Nochmals Paul Virilio. Also gut. Er bleibt einer der klügsten Autoren (Schriftsteller, Urbanisten, Philosophen) unserer Zeit, der ein klares, brauchbares Konzept gefunden hat, um die Welt von heute – und von morgen, wenn der Fortschritt weiterhin in gleicher Weise verläuft – zu erklären.
Alles hängt bei Virilio von der Beschleunigung aller Entwicklungen ab. Je schneller sie erfolgen, desto mehr schwindet der Raum. An dessen Stelle entwickelt sich die Zeit zu einem „Milieu“. Das ist eine von Virilios ebenso enigmatischen wie hellsichtigen Feststellungen. Der Weg führt von der Echtzeit zur Weltzeit Die Demokratie ist durch die Eisenbahn befördert worden, aber sind Transportmittel und Geschwindigkeitsrekorde immer noch eine günstige Voraussetzung für die demokratische Praxis?
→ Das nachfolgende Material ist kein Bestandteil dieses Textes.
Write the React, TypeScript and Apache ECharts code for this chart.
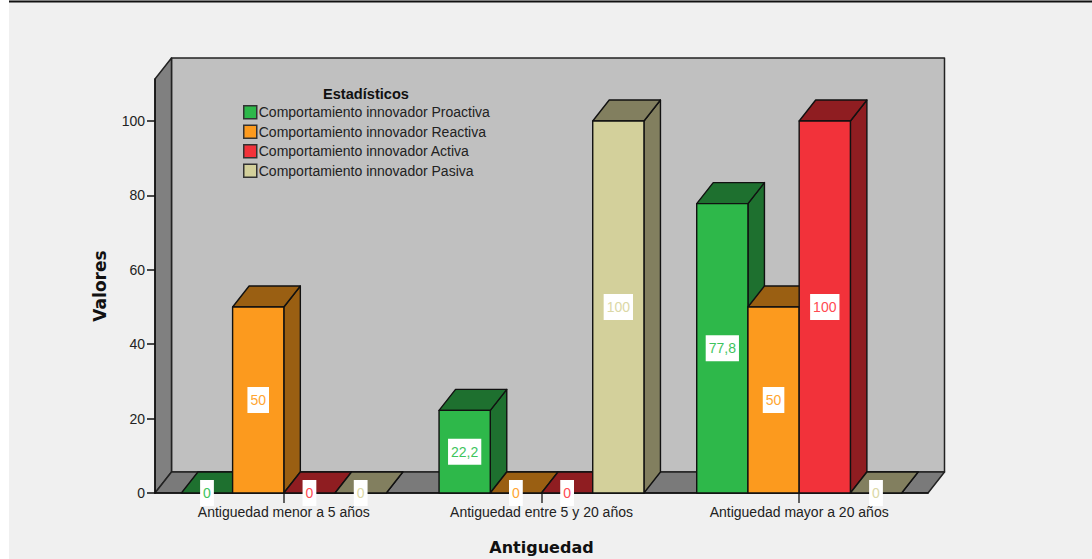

Virilio bezweifelt es. Er ist vom Skeptiker zum Pessimisten geworden, zum Warner. Im Gespräch „Cyberwelt“ mit Philippe Petit sieht er in den Beschleunigungstechnologien eine Form des Krieges. Dazu gehört auch die Information, die mehr denn je der Überwachung der Bevölkerung dient (Kommando, Kontrolle, Kommunikation). In dem Sinn verstanden: Wer die Information beherrscht, erwirbt Macht und dominiert die Bevölkerungen. Die Bombe ist die totalitäre Information. Auch sie unterliegt einer progressiven Beschleunigung.
Virilio zieht die Sehmaschinen vom Fotoapparat über den Film bis zu den in Echtzeit übermittelten Kriegshandlungen heran (in Erinnerung ist noch die Beschiessung und Tötung von 12 irakischen Zivilisten durch einen US-Apache-Helikopter im Jahr 2007 und die dabei gemachten Aufnahmen der Bordkameria zum Triumphgeschrei der Apache-Besatzung), um von einer Suggestion und Unterwerfung des Fernsehzuschauers unter die Macht der immer schneller zirkulierenden und jederzeit verfügbaren Bilder zu sprechen. Der Erkenntnisgewinn ist dabei minim, eher entspricht er einer Militarisierung der Welt.
Heute, meint Virilio, sei die Freiheit „nicht durch Verbote bedroht wie zu Foucaults Zeit, als man die Menschen ins Gefängnis einsperrte, damit sie sich nicht fortbewegen können. Heute sperrt man sie in der Schnelligkeit und Belanglosigkeit jeder Bewegung ein.“
Die weltweite Echtzeit und omnipräsente Gegenwart „verlangen vom Menschen einen Reflex, der schon in den Bereich der Manipulation fällt“, stellt Virilio fest.
Und jetzt lauf! Je schneller Du läufst, desto mehr bist du gezwungen, noch einen Zahn zuzulegen. Bis Du am Ende auf der Strecke bleibst, die aber in Wirklichkeit unter den Füssen auch allmählich verschwindet, je mehr der Raum durch die Akzeleration schrumpft (siehe oben).
Eine Schubumkehr wird es nur „Nähe“ geben – ein von Virilio oft verwendeter Begriff. Nähe stellt den Raum neu wieder her, aber Virilio meint damit auch neue Formen des Miteinanders der Menschen. Das wäre für Virilio klar das bessere „Milieu“.
Paul Virilio/Philippe Petit: Cyberwelt, die wissentlich schlimmste Politik. Merve Verlag. Fr. 22.90.